While the principal conspirators were executed, Bernardi and five others (Robert Blackbourn or Blackburne, Robert Cassills or Cassels, James (alias John) Counter, Robert Meldrum and James Chambers) were held without coming to trial, initially for a year ostensibly to gather further evidence. However, their continued imprisonment was sanctioned by subsequent Acts, even after William III's death, although Counter was released by Queen Anne. This was the last ever recorded suspension of the Habeas Corpus Act. In 1727 Bernardi, Cassels, and Blackbourn submitted a petition for release, Meldrum and Chambers having died in the interim. They were, however, never brought to trial and never released, with Bernardi, said to be the last surviving conspirator, eventually dying at the age of eighty after nearly forty years' imprisonment. However a contemporary notice of Bernardi's death "in his chamber in the Press-Yard at Newgate" suggests that Blackbourn, one of the other conspirators, was still alive in Newgate at that time, and Biographia Britannica stated that out of clemency Blackbourn was subsequently moved to the more comfortable King's Bench Prison.

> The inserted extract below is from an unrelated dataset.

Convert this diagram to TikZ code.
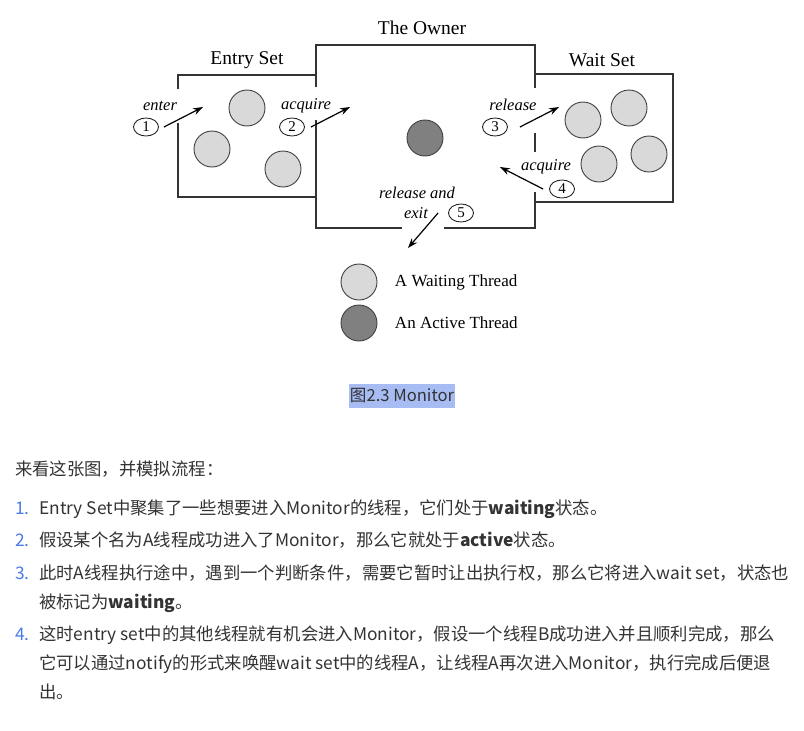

Bernardi and the other conspirators at Newgate were anonymously depicted, in complimentary terms, in the 1717 pamphlet The History of the Pressyard, supposedly written by an imprisoned participant in the Jacobite rising of 1715. Amongst other scenes "Mr. B[lackbour]n" and "the Major" (Bernardi) are shown earnestly discussing the tactical implications of the Battle of Preston, using a map drawn by Blackbourn. Their detention without trial was unprecedented in the period, and Bernardi was later suggested to have perhaps known some state secrets which, out of loyalty to James, he refused to divulge.

==Life in prison==

Bernardi's life in prison was made difficult by effects of the old wounds he had sustained in the 1670s. Bernardi also complained that his confinement in the "dismal and loathsome" gaol had cost him "above seven hundred pounds for his lodging". Surprisingly, however, in 1712 not only did he marry again in Newgate at the age of sixty-eight, to a woman around forty-eight years younger (his first wife having died many years before)
but he and his new wife went on to have ten children. What became of his family after his death is unknown. Bernardi, described by Biographia Britannica as a "little brisk man" of cheerful disposition, was said to have borne imprisonment with great constancy of mind and even published his autobiography, A Short History of the Life of Major Bernardi by Himself, regarded as fundamentally accurate if somewhat vain and boastful, in 1729. The autobiography includes an engraved portrait by Gerard Vandergucht after W. Cooper, as well as copies of his various petitions and those of his wife Abigail Bernardi.